Sunday, 4 March 2012


Yankee Ingenuity

When I was a little girl, my mother was my absolute hero, and I was a momma’s girl through and through.  My mother was beautiful, smart, reassuring and the person I always wanted to be near. And on top of that, she had a clear ability to solve simple problems in a pragmatic, no-nonsense way.  I clearly remember her looking at me one time as we stood side by side near the edge of the lake our home was built upon and saying, “That’s Yankee ingenuity, Karen.”  I’ve never forgotten that moment and in so many ways my memories of my mother are synonymous with my idea of ingenuity.  She embodied it.  She knew how to make do with what she had, solve problems with very little material or financial resources, and keep us all on the road forward.

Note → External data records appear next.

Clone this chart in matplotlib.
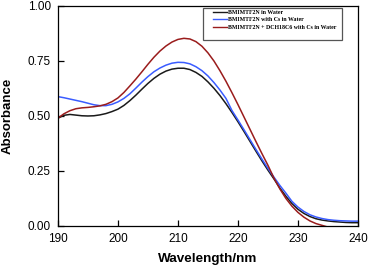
import matplotlib
matplotlib.use("Agg")
import matplotlib.pyplot as plt
from matplotlib.patches import Rectangle
import numpy as np

# wavelength grid (nm), 1 nm steps
wavelength = np.arange(190, 241)

abs_water = [0.490, 0.503, 0.507, 0.504, 0.501, 0.500, 0.501, 0.505, 0.511, 0.520,
             0.531, 0.548, 0.570, 0.595, 0.622, 0.648, 0.671, 0.690, 0.704, 0.713,
             0.717, 0.717, 0.711, 0.698, 0.680, 0.655, 0.626, 0.593, 0.556, 0.516,
             0.474, 0.430, 0.385, 0.340, 0.296, 0.254, 0.214, 0.172, 0.135, 0.102,
             0.076, 0.057, 0.043, 0.033, 0.027, 0.023, 0.020, 0.018, 0.016, 0.015,
             0.015]

abs_cs = [0.588, 0.583, 0.577, 0.571, 0.565, 0.558, 0.551, 0.547, 0.547, 0.553,
          0.564, 0.580, 0.601, 0.627, 0.654, 0.679, 0.701, 0.718, 0.731, 0.740,
          0.744, 0.743, 0.737, 0.724, 0.706, 0.682, 0.652, 0.618, 0.580, 0.525,
          0.482, 0.438, 0.393, 0.348, 0.304, 0.262, 0.222, 0.184, 0.149, 0.112,
          0.086, 0.066, 0.051, 0.041, 0.034, 0.029, 0.026, 0.024, 0.023, 0.022,
          0.022]

abs_dch = [0.490, 0.510, 0.524, 0.533, 0.537, 0.539, 0.542, 0.546, 0.553, 0.565,
           0.582, 0.607, 0.637, 0.668, 0.701, 0.735, 0.767, 0.795, 0.818, 0.836,
           0.848, 0.853, 0.850, 0.838, 0.817, 0.787, 0.750, 0.706, 0.658, 0.606,
           0.552, 0.496, 0.440, 0.384, 0.329, 0.276, 0.218, 0.168, 0.125, 0.090,
           0.062, 0.040, 0.023, 0.011, 0.003, -0.005, -0.010, -0.012, -0.013, -0.014,
           -0.014]

labels = ["BMIMTF2N in Water",
          "BMIMTF2N with Cs in Water",
          "BMIMTF2N + DCH18C6 with Cs in Water"]

fig = plt.figure(figsize=(3.69, 2.67), dpi=100)
ax = fig.add_axes([0.157, 0.1536, 0.813, 0.824])

ax.plot(wavelength, abs_water, color="#1a1a1a", lw=1.1, label=labels[0])
ax.plot(wavelength, abs_cs, color="#3a5cff", lw=1.1, label=labels[1])
ax.plot(wavelength, abs_dch, color="#9a1c1c", lw=1.1, label=labels[2])

ax.set_xlim(190, 240)
ax.set_ylim(0, 1.0)
ax.set_xticks([190, 200, 210, 220, 230, 240])
ax.set_yticks([0, 0.25, 0.5, 0.75, 1.0])
ax.set_yticklabels(["0.00", "0.25", "0.50", "0.75", "1.00"])

for lab in ax.get_xticklabels() + ax.get_yticklabels():
    lab.set_fontfamily("Liberation Sans")
    lab.set_fontsize(8.5)
ax.tick_params(direction="in", length=4, width=0.9, pad=5)
for sp in ax.spines.values():
    sp.set_linewidth(0.9)

ax.set_xlabel("Wavelength/nm", family="Liberation Sans", fontweight="bold",
              fontsize=9.7, labelpad=6)
ax.set_ylabel("Absorbance", family="Liberation Sans", fontweight="bold",
              fontsize=9.5, labelpad=10)

# legend box drawn separately (the original frame has extra room at the bottom)
ax.add_patch(Rectangle((0.482, 0.845), 0.465, 0.147, transform=ax.transAxes,
                       facecolor="white", edgecolor="#555555", lw=0.9, zorder=4))
leg = ax.legend(loc="upper left", bbox_to_anchor=(0.518, 0.983),
                prop={"family": "Liberation Serif", "weight": "bold", "size": 4.2},
                handlelength=2.3, handletextpad=0.3, labelspacing=0.4,
                borderpad=0, borderaxespad=0, frameon=False)
leg.set_zorder(5)
for line in leg.get_lines():
    line.set_linewidth(1.0)

fig.savefig("out.png", dpi=100)
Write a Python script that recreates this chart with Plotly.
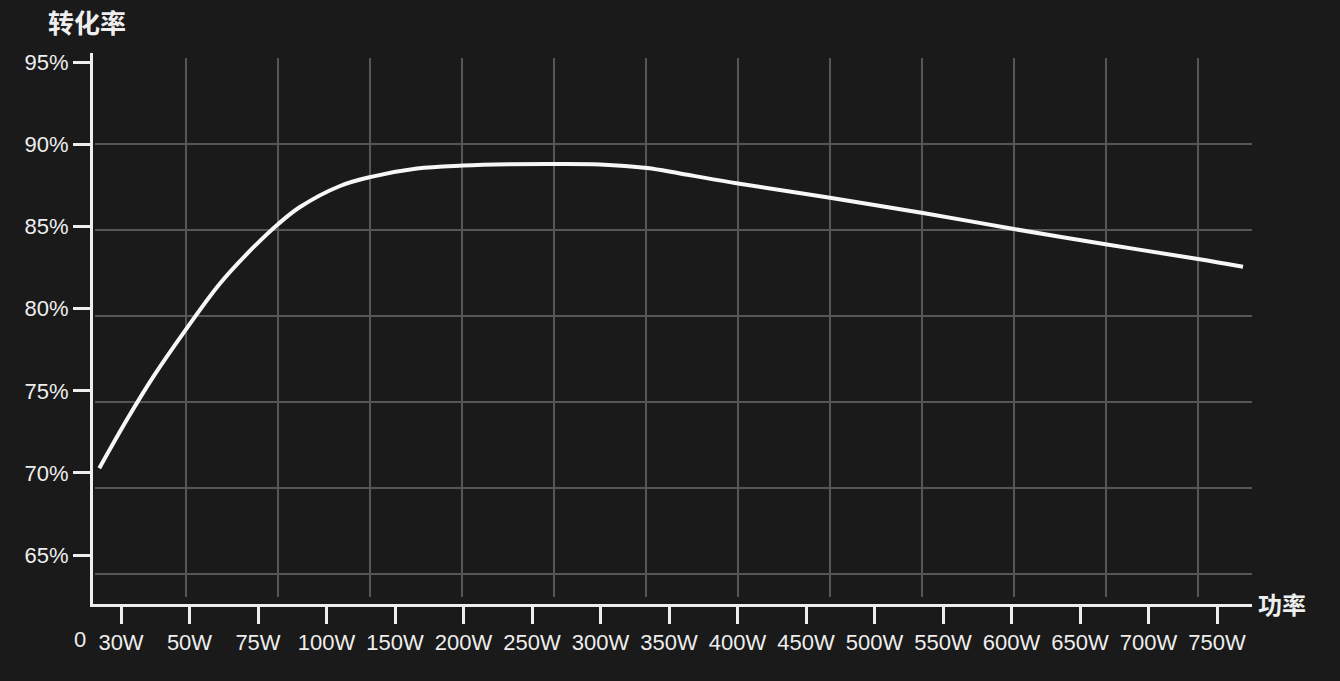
import plotly.graph_objects as go

# ---- data ----
power_labels = ["30W", "50W", "75W", "100W", "150W", "200W", "250W", "300W", "350W",
                "400W", "450W", "500W", "550W", "600W", "650W", "700W", "750W"]
power_pos = list(range(1, len(power_labels) + 1))          # ordinal slots on the power axis
eff_ticks = [65, 70, 75, 80, 85, 90, 95]
eff_labels = [f"{v}%" for v in eff_ticks]

# efficiency curve, x given as position along the (ordinal) power axis
curve_pos = [0.683, 1.083, 1.472, 1.959, 2.445, 2.931, 3.296, 3.613, 4.197, 4.635,
             5.321, 5.993, 6.650, 7.307, 7.993, 8.679, 9.161, 10.007, 11.350,
             12.708, 14.036, 15.394, 16.723, 17.380]
curve_eff = [70.29, 73.22, 75.86, 78.80, 81.53, 83.72, 85.15, 86.18, 87.46, 88.00,
             88.52, 88.70, 88.78, 88.80, 88.77, 88.55, 88.22, 87.61, 86.74,
             85.82, 84.84, 83.90, 83.02, 82.55]

# decorative background grid (independent of the tick marks)
grid_cols = list(range(1, 13))
grid_rows = list(range(1, 7))

BG = "#1a1a1a"
FG = "#eeeeee"
GRID = "#565656"
NUM_FONT = "Liberation Sans, Arial, sans-serif"
CJK_FONT = "Noto Sans CJK SC, sans-serif"

fig = go.Figure()
# grid-holder subplot (drawn first, underneath)
fig.add_trace(go.Scatter(x=[None], y=[None], xaxis="x", yaxis="y",
                         showlegend=False, hoverinfo="skip"))
# data subplot
fig.add_trace(go.Scatter(x=curve_pos, y=curve_eff, xaxis="x2", yaxis="y2", mode="lines",
                         line=dict(color="#f7f7f7", width=4, shape="spline", smoothing=1.0),
                         showlegend=False, hoverinfo="skip"))

fig.update_layout(
    width=1340, height=681,
    margin=dict(l=93, r=88, t=53, b=77),
    paper_bgcolor=BG, plot_bgcolor="rgba(0,0,0,0)",
    showlegend=False,
    xaxis=dict(domain=[0.0017, 1], anchor="y", range=[0.0109, 12.587],
               tickmode="array", tickvals=grid_cols, showticklabels=False, ticks="",
               showgrid=True, gridcolor=GRID, gridwidth=1.5, zeroline=False, showline=False),
    yaxis=dict(domain=[0.0127, 0.9909], anchor="x", range=[0.7326, 7.0],
               tickmode="array", tickvals=grid_rows, showticklabels=False, ticks="",
               showgrid=True, gridcolor=GRID, gridwidth=1.5, zeroline=False, showline=False),
    xaxis2=dict(domain=[0, 1], anchor="y2", range=[0.591, 17.511],
                tickmode="array", tickvals=power_pos, ticktext=power_labels,
                ticks="outside", ticklen=17, tickwidth=3, tickcolor=FG,
                showline=True, linewidth=3, linecolor=FG, showgrid=False, zeroline=False,
                tickfont=dict(family=NUM_FONT, size=22, color=FG)),
    yaxis2=dict(domain=[0, 1], anchor="x2", range=[62.03, 95.55],
                tickmode="array", tickvals=eff_ticks, ticktext=eff_labels,
                ticks="outside", ticklen=17, tickwidth=3, tickcolor=FG,
                showline=True, linewidth=3, linecolor=FG, showgrid=False, zeroline=False,
                tickfont=dict(family=NUM_FONT, size=22, color=FG)),
    annotations=[
        dict(text="<b>转化率</b>", xref="paper", yref="paper", x=-0.0052, y=1.058,
             xanchor="center", yanchor="middle", showarrow=False,
             font=dict(family=CJK_FONT, size=26, color=FG)),
        dict(text="<b>功率</b>", xref="paper", yref="paper", x=1.0259, y=0.0018,
             xanchor="center", yanchor="middle", showarrow=False,
             font=dict(family=CJK_FONT, size=24, color=FG)),
        dict(text="0", xref="paper", yref="paper", x=-0.0112, y=-0.0653,
             xanchor="center", yanchor="middle", showarrow=False,
             font=dict(family=NUM_FONT, size=22, color=FG)),
    ],
)

fig.write_html("out.html", config={"displayModeBar": False},
               post_script="document.body.style.margin='0';document.body.style.background='#1a1a1a';")
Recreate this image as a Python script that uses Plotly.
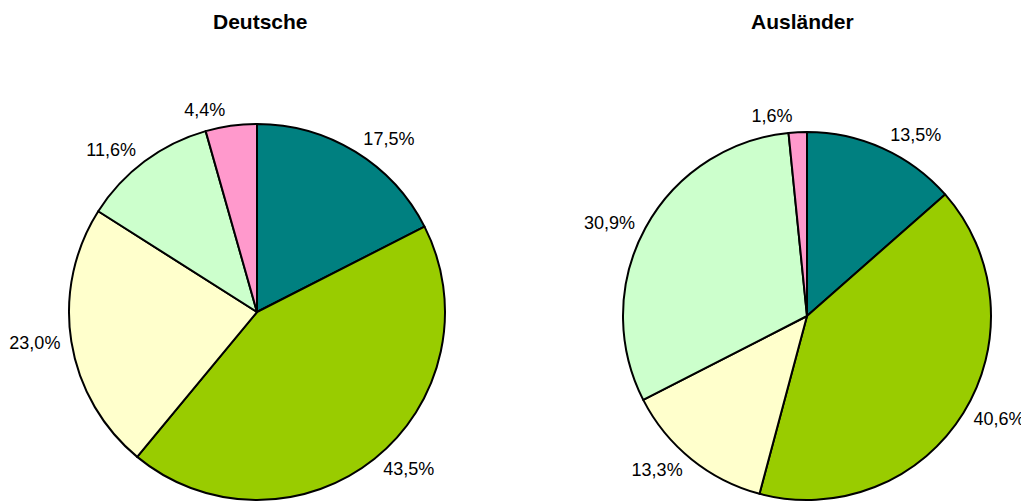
import plotly.graph_objects as go

groups = ["Deutsche", "Ausländer"]
categories = ["A", "B", "C", "D", "E"]
deutsche = [17.5, 43.5, 23.0, 11.6, 4.4]
auslaender = [13.5, 40.6, 13.3, 30.9, 1.6]
colors = ["#008080", "#99CC00", "#FFFFCC", "#CCFFCC", "#FF99CC"]

W, H = 1029, 520  # a bit taller than the window so the label pie fits
OFF = 8  # body margin of the page
PAD = 6  # extra distance of the labels from the pie edge

fig = go.Figure()

# pixel boxes for the two pies (left, right, top, bottom) in window coords
boxes = [(69, 445, 124, 500), (623, 991, 132, 500)]


def dom(l, r, t, b):
    l, r, t, b = l - OFF, r - OFF, t - OFF, b - OFF
    return dict(x=[l / W, r / W], y=[1 - b / H, 1 - t / H])


for vals, box in zip([deutsche, auslaender], boxes):
    l, r, t, b = box
    fig.add_trace(go.Pie(
        labels=categories,
        values=vals,
        sort=False,
        direction="clockwise",
        rotation=0,
        marker=dict(colors=colors, line=dict(color="black", width=2)),
        textinfo="none",
        hoverinfo="skip",
        showlegend=False,
        domain=dom(l, r, t, b),
    ))
    # invisible slightly larger pie only for placing the labels
    fig.add_trace(go.Pie(
        labels=categories,
        values=vals,
        sort=False,
        direction="clockwise",
        rotation=0,
        marker=dict(colors=["rgba(0,0,0,0)"] * len(vals), line=dict(width=0)),
        texttemplate="%{value:.1f}%",
        textposition="outside",
        outsidetextfont=dict(family="Liberation Sans, Arial", size=18, color="black"),
        hoverinfo="skip",
        showlegend=False,
        automargin=False,
        domain=dom(l - PAD, r + PAD, t - PAD, b + PAD),
    ))

titles_x = [260, 802]
for name, x in zip(groups, titles_x):
    fig.add_annotation(
        text="<b>" + name + "</b>", x=(x - OFF) / W, y=1 - (21 - OFF) / H,
        xref="paper", yref="paper", showarrow=False,
        xanchor="center", yanchor="middle",
        font=dict(family="Liberation Sans, Arial", size=21, color="black"),
    )

fig.update_layout(
    width=W, height=H,
    margin=dict(l=0, r=0, t=0, b=0),
    paper_bgcolor="white",
    plot_bgcolor="white",
    separators=",.",
)

fig.write_html("out.html")
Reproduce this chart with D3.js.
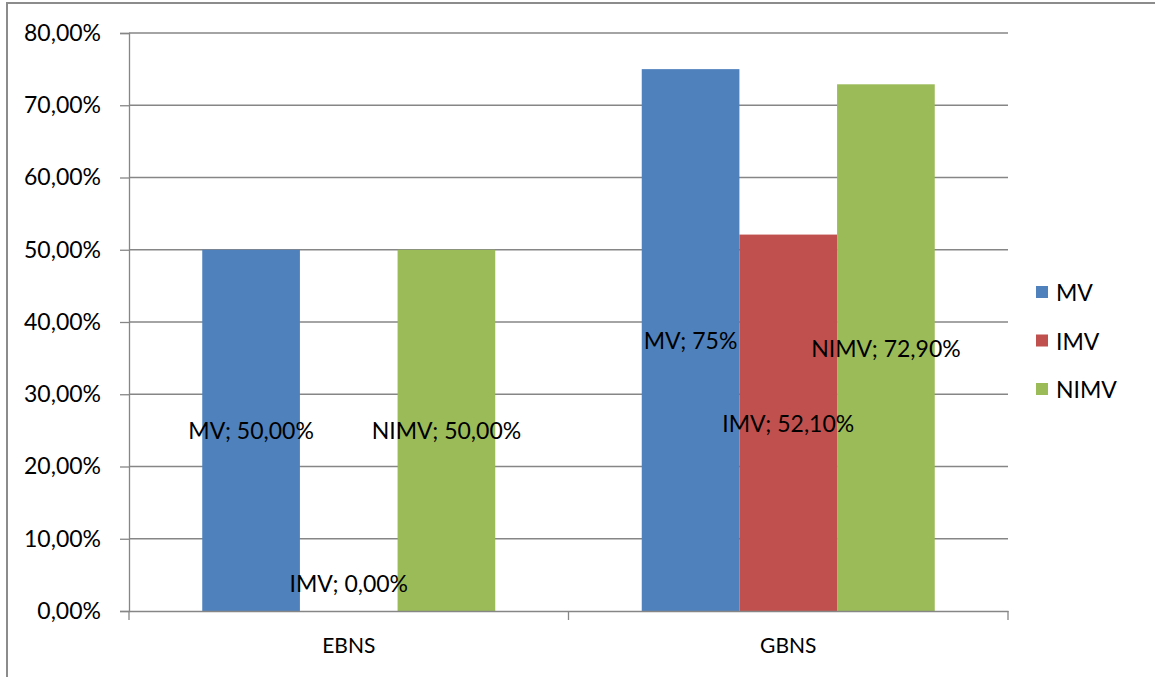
<!DOCTYPE html>
<html><head><meta charset="utf-8">
<script src="https://cdn.jsdelivr.net/npm/d3@7"></script>
<style>body{margin:0;background:#fff}svg{display:block;font-family:Lato,"Open Sans",sans-serif}</style>
</head><body>
<svg id="c" width="1155" height="677"></svg>
<script>
const categories = ["EBNS", "GBNS"];
const seriesNames = ["MV", "IMV", "NIMV"];
const MV = [50.0, 75.0];
const IMV = [0.0, 52.1];
const NIMV = [50.0, 72.9];
const labelText = [["MV; 50,00%", "MV; 75%"], ["IMV; 0,00%", "IMV; 52,10%"], ["NIMV; 50,00%", "NIMV; 72,90%"]];
const yTicks = [0, 10, 20, 30, 40, 50, 60, 70, 80];
const colors = ["#4f81bd", "#c0504d", "#9bbb59"];
const seriesVals = [MV, IMV, NIMV];

const svg = d3.select("#c");
svg.append("rect").attr("x", 7).attr("y", 3).attr("width", 1160).attr("height", 690)
  .attr("fill", "none").attr("stroke", "#8c8c8c").attr("stroke-width", 2);

const L = 129, R = 1008, T = 33, B = 611;
const x0 = d3.scaleBand().domain(categories).range([L, R]).paddingInner(0).paddingOuter(0);
const y = d3.scaleLinear().domain([0, 80]).range([B, T]);
const x1 = d3.scaleBand().domain(seriesNames).range([0, x0.bandwidth()]).paddingOuter(0.75).paddingInner(0);

const fmt = v => d3.format(".2f")(v).replace(".", ",") + "%";

// gridlines
svg.append("g").selectAll("line").data(yTicks.filter(t => t > 0)).join("line")
  .attr("x1", L).attr("x2", R).attr("y1", d => y(d)).attr("y2", d => y(d))
  .attr("stroke", "#868686").attr("stroke-width", 1.3);

// bars
seriesNames.forEach((s, si) => {
  svg.append("g").selectAll("rect").data(categories).join("rect")
    .attr("x", c => x0(c) + x1(s))
    .attr("width", x1.bandwidth())
    .attr("y", (c, i) => y(seriesVals[si][i]))
    .attr("height", (c, i) => B - y(seriesVals[si][i]))
    .attr("fill", colors[si]);
});

// y axis
const yAxis = d3.axisLeft(y).tickValues(yTicks).tickFormat(fmt).tickSizeOuter(0).tickSize(9).tickPadding(19);
const ga = svg.append("g").attr("transform", `translate(${L},0)`).call(yAxis);
ga.select(".domain").attr("stroke", "#868686").attr("stroke-width", 1.3);
ga.selectAll(".tick line").attr("stroke", "#868686").attr("stroke-width", 1.3);
ga.selectAll("text").attr("font-size", 23).attr("fill", "#000").attr("font-family", "Lato");

// x axis
const xAxis = d3.axisBottom(x0).tickSize(0).tickPadding(27);
const gx = svg.append("g").attr("transform", `translate(0,${B})`).call(xAxis);
gx.select(".domain").attr("stroke", "#868686").attr("stroke-width", 1.3);
gx.selectAll("text").attr("font-size", 21).attr("fill", "#000").attr("font-family", "Lato");
// category boundary ticks
const bounds = [L, x0(categories[1]), R];
svg.append("g").selectAll("line").data(bounds).join("line")
  .attr("x1", d => d).attr("x2", d => d).attr("y1", B).attr("y2", B + 9)
  .attr("stroke", "#868686").attr("stroke-width", 1.3);

// data labels
seriesNames.forEach((s, si) => {
  svg.append("g").selectAll("text").data(categories).join("text")
    .attr("x", c => x0(c) + x1(s) + x1.bandwidth() / 2)
    .attr("y", (c, i) => {
      const v = seriesVals[si][i];
      return v === 0 ? y(v) - 28 : y(v / 2);
    })
    .attr("text-anchor", "middle").attr("dominant-baseline", "central")
    .attr("font-size", 23).attr("fill", "#000")
    .text((c, i) => labelText[si][i]);
});

// legend
const lg = svg.append("g");
seriesNames.forEach((s, i) => {
  const cy = 292 + i * 48.5;
  lg.append("rect").attr("x", 1036).attr("y", cy - 6).attr("width", 12).attr("height", 12).attr("fill", colors[i]);
  lg.append("text").attr("x", 1056).attr("y", cy).attr("dominant-baseline", "central")
    .attr("font-size", 23).attr("fill", "#000").text(s);
});
</script>
</body></html>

A perfect example of her ingenuity, though simple, is from one summer when I was either four or five.   I had taken the top off my right big toe in some accident, and it was bright red and extremely tender.  I either went barefoot or wore open-toe sandals that summer.  She had taken us to a beach on a lake not far from our house to spend the day, and my toe was so tender that both the sand of the beach and the water washing over it prevented me from playing or swimming.  I remember the disappointment of watching my older brother and sister having such a good time while I was stuck sitting on the blanket with my mother.

She had nothing with which to wrap it, but she looked around the beach and found the end piece of an old balloon.  It was just small enough that when she stretched it over my toe it stayed put.  I certainly looked funny running around with the end of a red balloon flipping and swinging at the end of my toe, but the rest of the day was spent in blissful play and cool water.  That was “Yankee ingenuity.”